My Lords, as I have not had the pleasure of reading the report of the commission, which the noble and learned Lord has had, I cannot comment on its wisdom or folly. I wait with impatience to read it myself.


My Lords, no doubt the noble and learned Lord will also await with equal impatience what the decision of the court will be.

Viscount DE L'ISLE

My Lords, further to those supplementary questions, may I ask the Lord Chancellor whether he is continuing to ride two divergent horses, the horse which was contended at Strasbourg by the Solicitor-General and the horse that the complaints will be remedied? Is he aware that he cannot have it both ways?


No, my Lords, I was answering a perfectly respectable question, if he will allow me to say so, from my noble and learned friend. The Solicitor-General on 9th July 1979 made it very plain to the commission that the view of Her Majesty's Government in regard to the merits of the case differed significantly from that of the previous Administration. In fact, the commission divided and the majority took the view which I tended to take on the previous occasion. But there was a minority and, as the noble and learned Lord will be relieved to know, there is no divergence here; the duty of a Government who are impleaded before a court of justice, whether in this country or in Strasbourg, is to assist the court, if only as an amicus curiae.

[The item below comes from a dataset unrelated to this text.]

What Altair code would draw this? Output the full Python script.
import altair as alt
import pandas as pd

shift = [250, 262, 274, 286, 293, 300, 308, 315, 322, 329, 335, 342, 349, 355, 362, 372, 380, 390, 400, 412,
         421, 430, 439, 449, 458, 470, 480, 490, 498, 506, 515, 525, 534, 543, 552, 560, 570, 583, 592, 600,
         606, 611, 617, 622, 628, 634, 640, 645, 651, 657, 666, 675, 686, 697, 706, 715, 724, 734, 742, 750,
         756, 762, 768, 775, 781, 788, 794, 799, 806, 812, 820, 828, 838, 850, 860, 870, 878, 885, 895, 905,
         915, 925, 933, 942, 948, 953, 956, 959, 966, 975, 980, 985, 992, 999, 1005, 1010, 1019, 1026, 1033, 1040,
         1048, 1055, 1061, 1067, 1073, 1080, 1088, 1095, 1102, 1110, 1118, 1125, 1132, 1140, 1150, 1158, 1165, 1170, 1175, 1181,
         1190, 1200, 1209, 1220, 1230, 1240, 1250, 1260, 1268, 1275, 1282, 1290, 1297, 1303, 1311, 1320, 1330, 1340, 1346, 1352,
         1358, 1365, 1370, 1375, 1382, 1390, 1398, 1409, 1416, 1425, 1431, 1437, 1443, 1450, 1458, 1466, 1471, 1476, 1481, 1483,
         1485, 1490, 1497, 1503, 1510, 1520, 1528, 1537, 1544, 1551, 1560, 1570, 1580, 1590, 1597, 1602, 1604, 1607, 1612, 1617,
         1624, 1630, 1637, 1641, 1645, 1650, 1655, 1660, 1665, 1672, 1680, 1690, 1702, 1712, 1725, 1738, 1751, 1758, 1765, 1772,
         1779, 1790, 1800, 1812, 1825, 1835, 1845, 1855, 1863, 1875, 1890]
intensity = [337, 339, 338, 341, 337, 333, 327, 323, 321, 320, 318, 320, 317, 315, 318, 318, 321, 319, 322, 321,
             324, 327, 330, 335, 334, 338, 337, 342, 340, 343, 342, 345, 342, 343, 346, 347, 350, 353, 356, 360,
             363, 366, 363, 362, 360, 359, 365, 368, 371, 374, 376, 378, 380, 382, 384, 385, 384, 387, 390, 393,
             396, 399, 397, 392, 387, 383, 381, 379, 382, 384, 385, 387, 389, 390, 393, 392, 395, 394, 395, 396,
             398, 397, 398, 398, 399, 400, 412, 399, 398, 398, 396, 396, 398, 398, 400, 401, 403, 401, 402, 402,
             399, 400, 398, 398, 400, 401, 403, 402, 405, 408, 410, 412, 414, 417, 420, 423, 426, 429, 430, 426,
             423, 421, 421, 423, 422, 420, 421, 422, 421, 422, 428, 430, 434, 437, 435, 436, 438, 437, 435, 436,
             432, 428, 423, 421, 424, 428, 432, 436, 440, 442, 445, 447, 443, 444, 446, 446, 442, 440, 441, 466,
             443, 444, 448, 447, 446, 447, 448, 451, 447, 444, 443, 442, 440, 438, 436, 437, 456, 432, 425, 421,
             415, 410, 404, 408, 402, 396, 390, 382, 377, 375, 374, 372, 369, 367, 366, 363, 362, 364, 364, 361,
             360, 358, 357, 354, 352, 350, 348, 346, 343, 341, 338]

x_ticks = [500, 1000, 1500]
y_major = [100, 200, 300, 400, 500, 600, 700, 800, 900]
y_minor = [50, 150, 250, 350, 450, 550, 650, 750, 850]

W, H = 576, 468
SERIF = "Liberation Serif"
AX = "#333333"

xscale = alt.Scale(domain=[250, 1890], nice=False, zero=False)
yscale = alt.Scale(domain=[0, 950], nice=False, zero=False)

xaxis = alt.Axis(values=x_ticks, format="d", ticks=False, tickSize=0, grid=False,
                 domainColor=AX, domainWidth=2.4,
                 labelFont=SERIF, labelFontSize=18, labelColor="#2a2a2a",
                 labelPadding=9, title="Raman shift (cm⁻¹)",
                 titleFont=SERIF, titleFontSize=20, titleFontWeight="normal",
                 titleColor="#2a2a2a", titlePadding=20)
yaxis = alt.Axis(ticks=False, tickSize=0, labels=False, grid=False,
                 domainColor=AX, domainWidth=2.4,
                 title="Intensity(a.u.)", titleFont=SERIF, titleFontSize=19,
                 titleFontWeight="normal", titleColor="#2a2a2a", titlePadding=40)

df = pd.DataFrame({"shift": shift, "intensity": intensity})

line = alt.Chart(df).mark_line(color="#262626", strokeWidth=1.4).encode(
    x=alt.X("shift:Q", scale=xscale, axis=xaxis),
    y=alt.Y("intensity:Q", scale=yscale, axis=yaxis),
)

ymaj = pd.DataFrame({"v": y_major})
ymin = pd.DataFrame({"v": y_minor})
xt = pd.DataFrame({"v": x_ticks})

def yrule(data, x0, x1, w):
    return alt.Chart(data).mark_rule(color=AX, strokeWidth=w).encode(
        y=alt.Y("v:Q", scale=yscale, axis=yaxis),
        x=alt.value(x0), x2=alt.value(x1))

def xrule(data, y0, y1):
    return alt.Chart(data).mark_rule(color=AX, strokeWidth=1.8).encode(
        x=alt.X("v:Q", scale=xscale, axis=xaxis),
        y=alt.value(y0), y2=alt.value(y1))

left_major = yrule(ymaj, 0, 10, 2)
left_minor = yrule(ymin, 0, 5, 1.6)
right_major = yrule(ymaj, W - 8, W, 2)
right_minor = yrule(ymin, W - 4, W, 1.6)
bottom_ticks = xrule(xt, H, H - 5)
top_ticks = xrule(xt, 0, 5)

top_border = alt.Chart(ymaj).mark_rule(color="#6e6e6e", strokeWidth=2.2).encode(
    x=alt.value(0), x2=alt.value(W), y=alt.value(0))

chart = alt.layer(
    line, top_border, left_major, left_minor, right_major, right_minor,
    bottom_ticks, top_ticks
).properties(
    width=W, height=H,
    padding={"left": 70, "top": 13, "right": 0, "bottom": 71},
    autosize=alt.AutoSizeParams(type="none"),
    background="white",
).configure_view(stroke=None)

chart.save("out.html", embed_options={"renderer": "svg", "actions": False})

My Lords, is my noble and learned friend aware that the new Bill was submitted to the commissioners in December and that they, I understand, have found against both the previous Labour Bill and the new Bill in that it contravenes human rights? Is he further aware that 23 cases have been submitted by the commissioners for judgment and in no case have their recommendations been upset? As this Government always look forward, would it not be right to anticipate that the legal judgment may follow precedent in this connection, and ought we not, before we go any further in the consideration of this very important Employment Bill, to have a statement from the Government about what they will do if they are found to be offside under the present legislation we are considering?


My Lords, if my noble friend will study the report he will find he is not right in the first of the observations he made, but I do not have the report before me and cannot quote from it. As regards the statement, we shall of course comply with the Convention on Human Rights, but I do not think there is any prospect of our present proposals being held to be contrary to the Convention on Human Rights. If it is, then of course we shall comply with the convention.


My Lords, does it follow that a decision reached by a European Commission, whether on human rights or on some other subject, is always acceptable to the countries of the Nine? If so, how does the noble and learned Lord account for the French defiance of a particular European Commission in another context?


My Lords, I think the noble Lord is confusing the Strasbourg Court with the Luxembourg Court.


My Lords, would the noble and learned Lord be wholly astonished to hear that there is some legal support for the view that the proposed Clause 6 on the closed shop, which involves some kind of inquisitorial process—it has been described as an examination of the heart and mind of the individual—is wholly inconsistent with the commitment into which the Government have entered, in the words of the convention, to safeguard the individual's freedom of thought, of conscience and of religion"?


My Lords, I am afraid I was dealing with the question of my noble and gallant friend which referred to a particular complaint in a particular report of the commission. I therefore do not think that point arises. But if the noble Lord from the Cross Benches wishes to put down a Question, I will answer it. I do not like giving instant answers on legal points.